The next two problems are solved together in my design. One: because different backends have different capabilities, we need some way of bridging the gap for the missing ones, in order to provide a coherent experience. One point five: because we might have several backends in play, whatever solution is used needs to apply only to those backends that need it! Two: event debouncing, where similar events close together are held back to avoid hammering effects.

For this, I introduced processors. They declare which capabilities they require, and which they supply, if any. They have access to some of the internal state. They can ask to add or remove watches. And they can let go, modify, create, or discard events along the stream they're hooked onto.

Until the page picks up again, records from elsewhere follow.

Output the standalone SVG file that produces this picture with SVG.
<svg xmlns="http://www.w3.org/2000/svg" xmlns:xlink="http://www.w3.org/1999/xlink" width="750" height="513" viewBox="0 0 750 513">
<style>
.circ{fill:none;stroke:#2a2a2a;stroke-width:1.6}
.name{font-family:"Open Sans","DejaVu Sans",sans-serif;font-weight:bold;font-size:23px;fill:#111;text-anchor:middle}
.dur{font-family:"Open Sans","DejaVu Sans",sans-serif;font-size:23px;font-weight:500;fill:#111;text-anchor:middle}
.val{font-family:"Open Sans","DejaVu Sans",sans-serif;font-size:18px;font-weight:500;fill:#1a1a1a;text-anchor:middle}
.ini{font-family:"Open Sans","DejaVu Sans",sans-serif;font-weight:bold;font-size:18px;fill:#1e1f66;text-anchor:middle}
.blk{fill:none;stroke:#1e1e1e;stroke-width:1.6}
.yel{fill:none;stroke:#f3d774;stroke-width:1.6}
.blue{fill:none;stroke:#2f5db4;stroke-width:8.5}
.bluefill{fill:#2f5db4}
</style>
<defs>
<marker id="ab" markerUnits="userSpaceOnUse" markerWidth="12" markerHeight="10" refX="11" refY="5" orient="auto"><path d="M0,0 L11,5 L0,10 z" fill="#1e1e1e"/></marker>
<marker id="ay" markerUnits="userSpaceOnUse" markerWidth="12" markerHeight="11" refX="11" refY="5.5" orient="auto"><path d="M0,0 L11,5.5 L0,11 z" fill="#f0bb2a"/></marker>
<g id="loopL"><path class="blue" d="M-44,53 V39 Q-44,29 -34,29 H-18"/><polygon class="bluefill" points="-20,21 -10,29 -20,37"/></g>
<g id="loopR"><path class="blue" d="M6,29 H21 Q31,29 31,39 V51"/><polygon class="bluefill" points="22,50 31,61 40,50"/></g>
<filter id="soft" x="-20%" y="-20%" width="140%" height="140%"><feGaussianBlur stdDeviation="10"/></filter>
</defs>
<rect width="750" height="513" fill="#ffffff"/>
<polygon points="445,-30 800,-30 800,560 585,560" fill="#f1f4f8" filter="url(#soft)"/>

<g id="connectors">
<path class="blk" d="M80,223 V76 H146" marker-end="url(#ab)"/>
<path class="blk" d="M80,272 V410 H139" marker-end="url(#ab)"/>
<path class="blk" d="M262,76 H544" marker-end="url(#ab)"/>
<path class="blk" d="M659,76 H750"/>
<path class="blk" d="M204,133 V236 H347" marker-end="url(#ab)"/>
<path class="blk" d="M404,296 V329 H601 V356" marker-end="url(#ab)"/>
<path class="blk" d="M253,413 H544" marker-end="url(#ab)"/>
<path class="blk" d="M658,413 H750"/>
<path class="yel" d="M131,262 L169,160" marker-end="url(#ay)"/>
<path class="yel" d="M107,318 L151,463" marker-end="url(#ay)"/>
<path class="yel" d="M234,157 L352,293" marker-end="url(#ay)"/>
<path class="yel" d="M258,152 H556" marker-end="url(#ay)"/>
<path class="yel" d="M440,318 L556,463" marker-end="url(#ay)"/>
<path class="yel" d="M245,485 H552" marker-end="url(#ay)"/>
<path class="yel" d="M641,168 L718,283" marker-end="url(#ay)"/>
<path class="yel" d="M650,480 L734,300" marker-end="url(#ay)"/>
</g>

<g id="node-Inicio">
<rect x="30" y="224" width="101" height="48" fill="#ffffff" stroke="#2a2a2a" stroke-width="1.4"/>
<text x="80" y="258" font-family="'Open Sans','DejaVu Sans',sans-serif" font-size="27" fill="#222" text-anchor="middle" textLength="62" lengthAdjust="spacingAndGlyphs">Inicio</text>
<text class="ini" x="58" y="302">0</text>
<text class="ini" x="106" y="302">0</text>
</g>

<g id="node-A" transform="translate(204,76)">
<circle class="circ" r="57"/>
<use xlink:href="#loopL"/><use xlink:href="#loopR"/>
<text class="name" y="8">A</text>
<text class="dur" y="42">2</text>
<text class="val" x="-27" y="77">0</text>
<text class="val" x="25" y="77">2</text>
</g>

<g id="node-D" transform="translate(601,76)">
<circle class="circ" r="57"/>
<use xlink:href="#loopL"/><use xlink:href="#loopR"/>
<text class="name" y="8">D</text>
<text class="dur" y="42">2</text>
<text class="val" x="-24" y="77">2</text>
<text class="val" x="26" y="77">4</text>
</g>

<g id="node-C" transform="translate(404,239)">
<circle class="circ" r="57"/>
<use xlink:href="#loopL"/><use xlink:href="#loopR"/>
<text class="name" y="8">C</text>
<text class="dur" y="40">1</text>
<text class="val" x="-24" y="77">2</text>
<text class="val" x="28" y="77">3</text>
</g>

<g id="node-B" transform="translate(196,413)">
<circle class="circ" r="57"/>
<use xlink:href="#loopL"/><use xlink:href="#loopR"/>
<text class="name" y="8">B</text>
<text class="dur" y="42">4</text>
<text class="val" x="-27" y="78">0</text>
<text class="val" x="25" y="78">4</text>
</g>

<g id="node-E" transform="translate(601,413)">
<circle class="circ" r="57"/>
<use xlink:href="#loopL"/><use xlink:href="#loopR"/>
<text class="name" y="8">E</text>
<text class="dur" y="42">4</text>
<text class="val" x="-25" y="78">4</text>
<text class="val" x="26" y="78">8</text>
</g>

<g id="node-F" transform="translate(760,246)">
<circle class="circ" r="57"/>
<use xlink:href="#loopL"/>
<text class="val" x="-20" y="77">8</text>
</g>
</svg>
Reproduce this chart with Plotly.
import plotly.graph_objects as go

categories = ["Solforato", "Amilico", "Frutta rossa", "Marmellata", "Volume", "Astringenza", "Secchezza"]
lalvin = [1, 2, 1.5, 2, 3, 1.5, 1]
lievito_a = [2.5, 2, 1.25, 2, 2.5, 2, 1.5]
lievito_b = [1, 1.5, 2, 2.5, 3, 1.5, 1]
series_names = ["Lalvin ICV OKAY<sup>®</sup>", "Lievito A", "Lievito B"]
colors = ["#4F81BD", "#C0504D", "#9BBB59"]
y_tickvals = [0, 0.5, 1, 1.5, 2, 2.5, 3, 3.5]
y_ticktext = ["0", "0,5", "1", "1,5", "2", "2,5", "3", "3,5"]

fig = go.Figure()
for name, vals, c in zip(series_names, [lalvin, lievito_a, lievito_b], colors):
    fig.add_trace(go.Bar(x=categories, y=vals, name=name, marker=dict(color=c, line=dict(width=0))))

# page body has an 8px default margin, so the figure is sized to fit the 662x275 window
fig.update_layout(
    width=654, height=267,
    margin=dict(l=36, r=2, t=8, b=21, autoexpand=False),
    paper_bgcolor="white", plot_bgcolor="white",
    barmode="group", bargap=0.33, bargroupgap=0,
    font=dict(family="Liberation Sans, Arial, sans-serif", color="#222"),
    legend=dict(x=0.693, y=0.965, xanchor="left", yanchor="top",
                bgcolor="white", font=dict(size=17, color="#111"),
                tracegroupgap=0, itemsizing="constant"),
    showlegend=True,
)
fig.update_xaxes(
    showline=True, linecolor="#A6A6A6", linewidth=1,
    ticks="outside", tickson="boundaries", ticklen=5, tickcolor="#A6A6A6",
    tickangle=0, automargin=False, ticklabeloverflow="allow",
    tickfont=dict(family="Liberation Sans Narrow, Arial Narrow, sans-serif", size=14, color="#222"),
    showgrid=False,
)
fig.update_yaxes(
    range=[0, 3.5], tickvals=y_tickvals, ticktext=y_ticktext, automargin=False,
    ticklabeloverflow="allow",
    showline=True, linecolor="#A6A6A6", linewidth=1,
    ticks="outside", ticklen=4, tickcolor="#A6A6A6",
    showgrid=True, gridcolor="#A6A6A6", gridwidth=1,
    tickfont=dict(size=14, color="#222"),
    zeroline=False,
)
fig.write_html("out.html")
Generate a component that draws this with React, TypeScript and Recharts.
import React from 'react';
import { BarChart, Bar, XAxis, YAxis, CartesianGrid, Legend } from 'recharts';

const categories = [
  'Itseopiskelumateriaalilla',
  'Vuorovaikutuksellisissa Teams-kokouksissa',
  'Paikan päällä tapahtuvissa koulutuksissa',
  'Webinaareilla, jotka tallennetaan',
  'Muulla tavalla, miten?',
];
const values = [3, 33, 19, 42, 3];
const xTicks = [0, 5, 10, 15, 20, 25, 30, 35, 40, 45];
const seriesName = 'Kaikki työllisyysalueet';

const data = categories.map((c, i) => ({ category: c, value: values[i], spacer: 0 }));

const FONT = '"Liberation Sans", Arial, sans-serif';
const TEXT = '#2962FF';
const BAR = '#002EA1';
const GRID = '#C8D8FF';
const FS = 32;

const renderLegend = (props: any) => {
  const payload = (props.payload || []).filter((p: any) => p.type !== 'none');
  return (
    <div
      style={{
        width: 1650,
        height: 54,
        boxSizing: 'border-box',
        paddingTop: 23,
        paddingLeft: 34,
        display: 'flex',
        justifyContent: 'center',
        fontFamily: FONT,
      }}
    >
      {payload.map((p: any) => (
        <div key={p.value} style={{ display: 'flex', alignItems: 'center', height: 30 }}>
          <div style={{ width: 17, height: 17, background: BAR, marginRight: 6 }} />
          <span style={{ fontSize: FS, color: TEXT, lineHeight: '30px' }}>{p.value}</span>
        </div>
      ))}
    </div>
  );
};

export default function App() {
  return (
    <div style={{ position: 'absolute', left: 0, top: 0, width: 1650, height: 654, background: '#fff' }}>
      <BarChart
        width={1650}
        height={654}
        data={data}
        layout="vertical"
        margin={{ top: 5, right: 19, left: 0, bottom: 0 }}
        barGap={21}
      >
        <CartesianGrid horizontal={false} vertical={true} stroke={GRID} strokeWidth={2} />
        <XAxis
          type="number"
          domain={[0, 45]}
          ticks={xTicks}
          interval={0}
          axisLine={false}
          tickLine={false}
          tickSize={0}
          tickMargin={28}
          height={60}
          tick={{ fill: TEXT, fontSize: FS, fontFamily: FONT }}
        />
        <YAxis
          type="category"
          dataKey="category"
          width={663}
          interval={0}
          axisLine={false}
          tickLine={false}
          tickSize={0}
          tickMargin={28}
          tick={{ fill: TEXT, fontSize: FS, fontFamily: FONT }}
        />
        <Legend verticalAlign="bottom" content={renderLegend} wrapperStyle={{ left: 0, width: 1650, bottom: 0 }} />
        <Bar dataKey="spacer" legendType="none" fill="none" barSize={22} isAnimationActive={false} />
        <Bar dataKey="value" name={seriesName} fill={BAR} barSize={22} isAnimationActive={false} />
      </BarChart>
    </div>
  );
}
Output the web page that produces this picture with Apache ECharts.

A consumer can add in their own processors, or enable provided but optional ones, or bring in a third party’s. Notify manages the lot, weaving the streams correctly, splitting and recombining where needed, and maintaining the watch list.

That’s how it works. At the end of the day, it’s definitely a more complicated set-up, but it delivers:

A more cohesive and less surprising filesystem notification interface.
Lots of potential. There’s many super-exciting things to explore, that the architecture encourages, rather than stifling customisation or expansion.
Maintainability. It is more modular, and the pieces are less complex. A key driver for the design was how it compartmentalises domain knowledge and contains the effect any piece, special or banal, has on the rest.

I hope that was an interesting overview, and that you enjoy using Notify vNext!